= THE EXERCISE =
Repeat the lines below exactly as they appear, but leave out the images.

Recorded data

* * * * * * *

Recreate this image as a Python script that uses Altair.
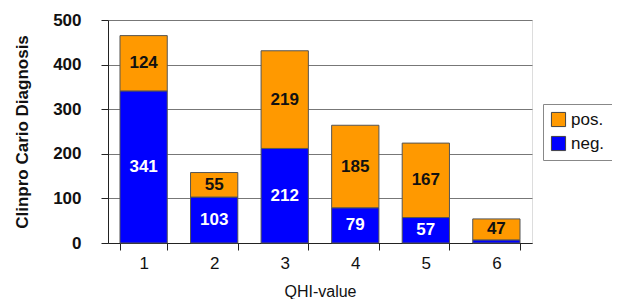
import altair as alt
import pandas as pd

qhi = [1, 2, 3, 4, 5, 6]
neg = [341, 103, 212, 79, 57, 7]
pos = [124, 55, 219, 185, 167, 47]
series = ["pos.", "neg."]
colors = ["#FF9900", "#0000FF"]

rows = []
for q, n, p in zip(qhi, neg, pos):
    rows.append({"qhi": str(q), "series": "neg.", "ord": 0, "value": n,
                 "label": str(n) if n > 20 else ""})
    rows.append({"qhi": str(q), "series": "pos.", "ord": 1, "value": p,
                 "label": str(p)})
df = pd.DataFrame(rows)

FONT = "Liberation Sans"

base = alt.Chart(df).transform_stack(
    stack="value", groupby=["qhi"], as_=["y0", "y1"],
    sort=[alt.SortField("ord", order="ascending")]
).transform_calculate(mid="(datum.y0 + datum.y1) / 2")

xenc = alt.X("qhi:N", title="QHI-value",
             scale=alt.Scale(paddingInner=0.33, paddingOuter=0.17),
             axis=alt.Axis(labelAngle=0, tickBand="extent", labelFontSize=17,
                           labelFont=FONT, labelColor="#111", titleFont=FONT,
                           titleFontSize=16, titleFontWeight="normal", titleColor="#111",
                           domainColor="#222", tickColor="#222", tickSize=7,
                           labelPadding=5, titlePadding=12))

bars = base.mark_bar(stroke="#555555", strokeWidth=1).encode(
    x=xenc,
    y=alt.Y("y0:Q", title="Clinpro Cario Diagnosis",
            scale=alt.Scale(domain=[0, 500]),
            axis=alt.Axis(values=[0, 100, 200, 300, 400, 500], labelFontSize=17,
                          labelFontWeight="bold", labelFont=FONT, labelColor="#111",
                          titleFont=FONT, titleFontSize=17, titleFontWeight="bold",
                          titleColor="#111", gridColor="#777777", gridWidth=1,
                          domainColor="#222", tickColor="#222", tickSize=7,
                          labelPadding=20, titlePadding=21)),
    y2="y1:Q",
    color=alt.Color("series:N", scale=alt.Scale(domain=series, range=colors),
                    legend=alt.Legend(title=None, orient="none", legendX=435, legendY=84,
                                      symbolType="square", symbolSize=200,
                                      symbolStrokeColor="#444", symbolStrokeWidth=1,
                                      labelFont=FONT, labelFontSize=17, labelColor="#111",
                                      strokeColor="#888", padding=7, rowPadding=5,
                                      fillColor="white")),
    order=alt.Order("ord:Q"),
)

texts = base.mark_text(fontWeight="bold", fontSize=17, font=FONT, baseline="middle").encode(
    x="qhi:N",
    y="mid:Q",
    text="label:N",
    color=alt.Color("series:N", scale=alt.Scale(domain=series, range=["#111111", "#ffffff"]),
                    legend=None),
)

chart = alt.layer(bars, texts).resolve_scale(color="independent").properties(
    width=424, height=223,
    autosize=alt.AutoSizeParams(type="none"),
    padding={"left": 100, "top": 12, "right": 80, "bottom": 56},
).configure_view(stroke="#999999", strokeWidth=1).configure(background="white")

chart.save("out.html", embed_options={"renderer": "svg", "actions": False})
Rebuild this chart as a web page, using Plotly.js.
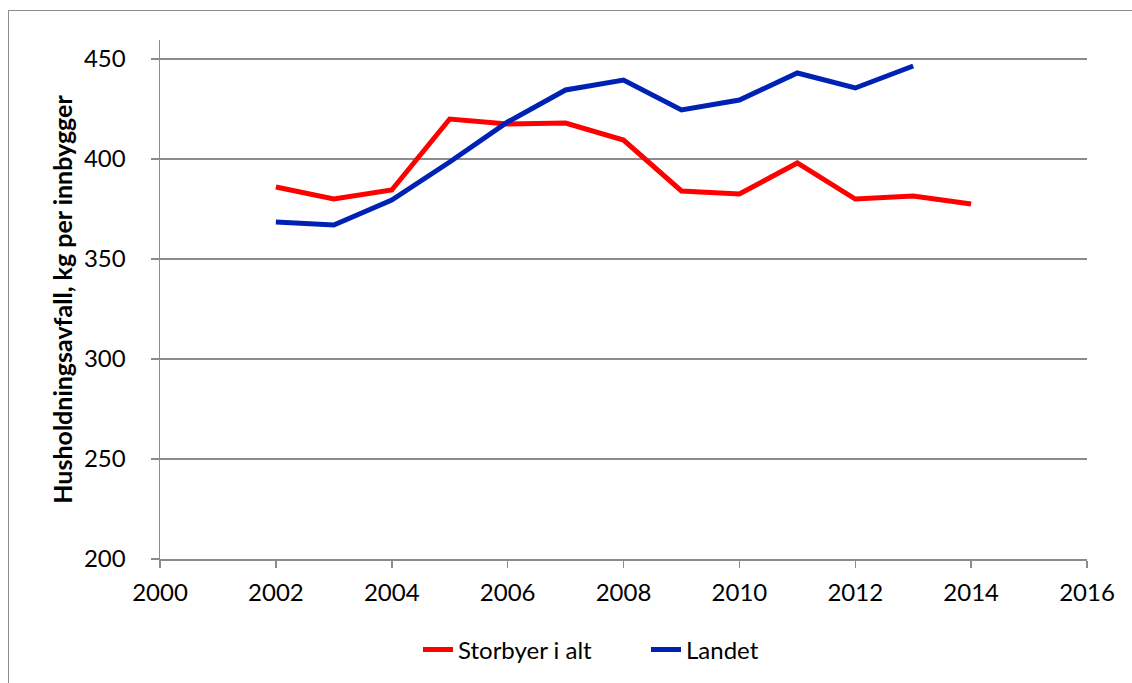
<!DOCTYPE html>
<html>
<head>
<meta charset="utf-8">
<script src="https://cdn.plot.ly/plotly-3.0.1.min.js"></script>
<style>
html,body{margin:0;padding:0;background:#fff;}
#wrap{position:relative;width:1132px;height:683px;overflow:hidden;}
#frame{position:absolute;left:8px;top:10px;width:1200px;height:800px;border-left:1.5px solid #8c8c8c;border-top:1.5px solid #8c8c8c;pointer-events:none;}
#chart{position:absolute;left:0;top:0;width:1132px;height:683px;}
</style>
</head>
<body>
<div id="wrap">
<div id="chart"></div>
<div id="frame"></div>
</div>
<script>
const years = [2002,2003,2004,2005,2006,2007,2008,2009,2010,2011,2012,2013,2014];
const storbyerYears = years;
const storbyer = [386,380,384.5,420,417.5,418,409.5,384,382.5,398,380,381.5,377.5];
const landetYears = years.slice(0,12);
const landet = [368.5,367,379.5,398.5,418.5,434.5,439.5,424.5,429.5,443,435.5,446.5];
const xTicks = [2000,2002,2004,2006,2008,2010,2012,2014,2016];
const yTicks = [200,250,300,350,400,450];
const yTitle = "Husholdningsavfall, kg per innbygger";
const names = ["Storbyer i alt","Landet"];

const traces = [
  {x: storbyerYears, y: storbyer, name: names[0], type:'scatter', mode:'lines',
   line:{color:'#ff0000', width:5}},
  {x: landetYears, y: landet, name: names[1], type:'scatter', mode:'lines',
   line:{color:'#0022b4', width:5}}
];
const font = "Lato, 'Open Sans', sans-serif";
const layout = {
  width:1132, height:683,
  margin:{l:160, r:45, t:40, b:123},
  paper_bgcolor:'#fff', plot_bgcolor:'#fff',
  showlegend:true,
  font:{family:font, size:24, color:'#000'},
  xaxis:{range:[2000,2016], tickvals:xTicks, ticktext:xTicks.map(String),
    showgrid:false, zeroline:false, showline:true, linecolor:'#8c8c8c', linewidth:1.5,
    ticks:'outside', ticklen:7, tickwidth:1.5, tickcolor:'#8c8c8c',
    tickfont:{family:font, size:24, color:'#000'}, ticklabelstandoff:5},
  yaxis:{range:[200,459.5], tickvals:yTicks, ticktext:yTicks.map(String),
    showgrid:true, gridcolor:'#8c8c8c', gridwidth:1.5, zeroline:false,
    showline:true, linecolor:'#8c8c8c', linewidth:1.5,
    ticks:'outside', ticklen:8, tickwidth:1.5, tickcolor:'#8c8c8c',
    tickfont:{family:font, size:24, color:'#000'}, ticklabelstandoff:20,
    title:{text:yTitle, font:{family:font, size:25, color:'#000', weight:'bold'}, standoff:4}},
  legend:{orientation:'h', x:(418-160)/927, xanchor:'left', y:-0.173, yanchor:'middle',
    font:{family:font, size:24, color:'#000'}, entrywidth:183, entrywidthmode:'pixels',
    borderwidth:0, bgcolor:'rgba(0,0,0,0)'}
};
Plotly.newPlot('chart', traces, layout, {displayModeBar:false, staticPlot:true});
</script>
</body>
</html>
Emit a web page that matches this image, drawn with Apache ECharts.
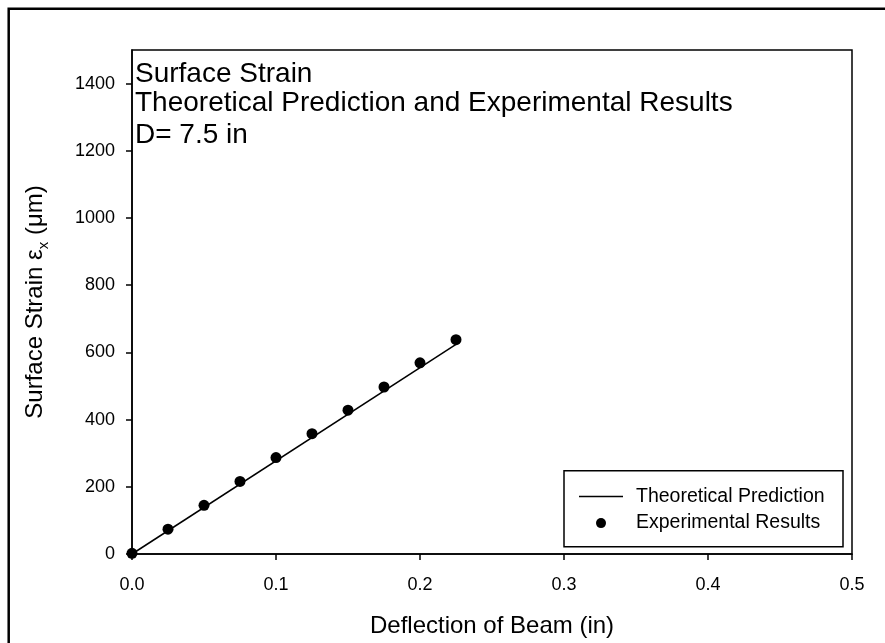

* * * * * * *

= OUTPUT FOR THIS TASK =
Recreate this image as a Python script that uses Altair.
import altair as alt
import pandas as pd

qhi = [1, 2, 3, 4, 5, 6]
neg = [341, 103, 212, 79, 57, 7]
pos = [124, 55, 219, 185, 167, 47]
series = ["pos.", "neg."]
colors = ["#FF9900", "#0000FF"]

rows = []
for q, n, p in zip(qhi, neg, pos):
    rows.append({"qhi": str(q), "series": "neg.", "ord": 0, "value": n,
                 "label": str(n) if n > 20 else ""})
    rows.append({"qhi": str(q), "series": "pos.", "ord": 1, "value": p,
                 "label": str(p)})
df = pd.DataFrame(rows)

FONT = "Liberation Sans"

base = alt.Chart(df).transform_stack(
    stack="value", groupby=["qhi"], as_=["y0", "y1"],
    sort=[alt.SortField("ord", order="ascending")]
).transform_calculate(mid="(datum.y0 + datum.y1) / 2")

xenc = alt.X("qhi:N", title="QHI-value",
             scale=alt.Scale(paddingInner=0.33, paddingOuter=0.17),
             axis=alt.Axis(labelAngle=0, tickBand="extent", labelFontSize=17,
                           labelFont=FONT, labelColor="#111", titleFont=FONT,
                           titleFontSize=16, titleFontWeight="normal", titleColor="#111",
                           domainColor="#222", tickColor="#222", tickSize=7,
                           labelPadding=5, titlePadding=12))

bars = base.mark_bar(stroke="#555555", strokeWidth=1).encode(
    x=xenc,
    y=alt.Y("y0:Q", title="Clinpro Cario Diagnosis",
            scale=alt.Scale(domain=[0, 500]),
            axis=alt.Axis(values=[0, 100, 200, 300, 400, 500], labelFontSize=17,
                          labelFontWeight="bold", labelFont=FONT, labelColor="#111",
                          titleFont=FONT, titleFontSize=17, titleFontWeight="bold",
                          titleColor="#111", gridColor="#777777", gridWidth=1,
                          domainColor="#222", tickColor="#222", tickSize=7,
                          labelPadding=20, titlePadding=21)),
    y2="y1:Q",
    color=alt.Color("series:N", scale=alt.Scale(domain=series, range=colors),
                    legend=alt.Legend(title=None, orient="none", legendX=435, legendY=84,
                                      symbolType="square", symbolSize=200,
                                      symbolStrokeColor="#444", symbolStrokeWidth=1,
                                      labelFont=FONT, labelFontSize=17, labelColor="#111",
                                      strokeColor="#888", padding=7, rowPadding=5,
                                      fillColor="white")),
    order=alt.Order("ord:Q"),
)

texts = base.mark_text(fontWeight="bold", fontSize=17, font=FONT, baseline="middle").encode(
    x="qhi:N",
    y="mid:Q",
    text="label:N",
    color=alt.Color("series:N", scale=alt.Scale(domain=series, range=["#111111", "#ffffff"]),
                    legend=None),
)

chart = alt.layer(bars, texts).resolve_scale(color="independent").properties(
    width=424, height=223,
    autosize=alt.AutoSizeParams(type="none"),
    padding={"left": 100, "top": 12, "right": 80, "bottom": 56},
).configure_view(stroke="#999999", strokeWidth=1).configure(background="white")

chart.save("out.html", embed_options={"renderer": "svg", "actions": False})
Rebuild this chart as a web page, using Plotly.js.
<!DOCTYPE html>
<html>
<head>
<meta charset="utf-8">
<script src="https://cdn.plot.ly/plotly-3.0.1.min.js"></script>
<style>
html,body{margin:0;padding:0;background:#fff;}
#wrap{position:relative;width:1132px;height:683px;overflow:hidden;}
#frame{position:absolute;left:8px;top:10px;width:1200px;height:800px;border-left:1.5px solid #8c8c8c;border-top:1.5px solid #8c8c8c;pointer-events:none;}
#chart{position:absolute;left:0;top:0;width:1132px;height:683px;}
</style>
</head>
<body>
<div id="wrap">
<div id="chart"></div>
<div id="frame"></div>
</div>
<script>
const years = [2002,2003,2004,2005,2006,2007,2008,2009,2010,2011,2012,2013,2014];
const storbyerYears = years;
const storbyer = [386,380,384.5,420,417.5,418,409.5,384,382.5,398,380,381.5,377.5];
const landetYears = years.slice(0,12);
const landet = [368.5,367,379.5,398.5,418.5,434.5,439.5,424.5,429.5,443,435.5,446.5];
const xTicks = [2000,2002,2004,2006,2008,2010,2012,2014,2016];
const yTicks = [200,250,300,350,400,450];
const yTitle = "Husholdningsavfall, kg per innbygger";
const names = ["Storbyer i alt","Landet"];

const traces = [
  {x: storbyerYears, y: storbyer, name: names[0], type:'scatter', mode:'lines',
   line:{color:'#ff0000', width:5}},
  {x: landetYears, y: landet, name: names[1], type:'scatter', mode:'lines',
   line:{color:'#0022b4', width:5}}
];
const font = "Lato, 'Open Sans', sans-serif";
const layout = {
  width:1132, height:683,
  margin:{l:160, r:45, t:40, b:123},
  paper_bgcolor:'#fff', plot_bgcolor:'#fff',
  showlegend:true,
  font:{family:font, size:24, color:'#000'},
  xaxis:{range:[2000,2016], tickvals:xTicks, ticktext:xTicks.map(String),
    showgrid:false, zeroline:false, showline:true, linecolor:'#8c8c8c', linewidth:1.5,
    ticks:'outside', ticklen:7, tickwidth:1.5, tickcolor:'#8c8c8c',
    tickfont:{family:font, size:24, color:'#000'}, ticklabelstandoff:5},
  yaxis:{range:[200,459.5], tickvals:yTicks, ticktext:yTicks.map(String),
    showgrid:true, gridcolor:'#8c8c8c', gridwidth:1.5, zeroline:false,
    showline:true, linecolor:'#8c8c8c', linewidth:1.5,
    ticks:'outside', ticklen:8, tickwidth:1.5, tickcolor:'#8c8c8c',
    tickfont:{family:font, size:24, color:'#000'}, ticklabelstandoff:20,
    title:{text:yTitle, font:{family:font, size:25, color:'#000', weight:'bold'}, standoff:4}},
  legend:{orientation:'h', x:(418-160)/927, xanchor:'left', y:-0.173, yanchor:'middle',
    font:{family:font, size:24, color:'#000'}, entrywidth:183, entrywidthmode:'pixels',
    borderwidth:0, bgcolor:'rgba(0,0,0,0)'}
};
Plotly.newPlot('chart', traces, layout, {displayModeBar:false, staticPlot:true});
</script>
</body>
</html>
Emit a web page that matches this image, drawn with Apache ECharts.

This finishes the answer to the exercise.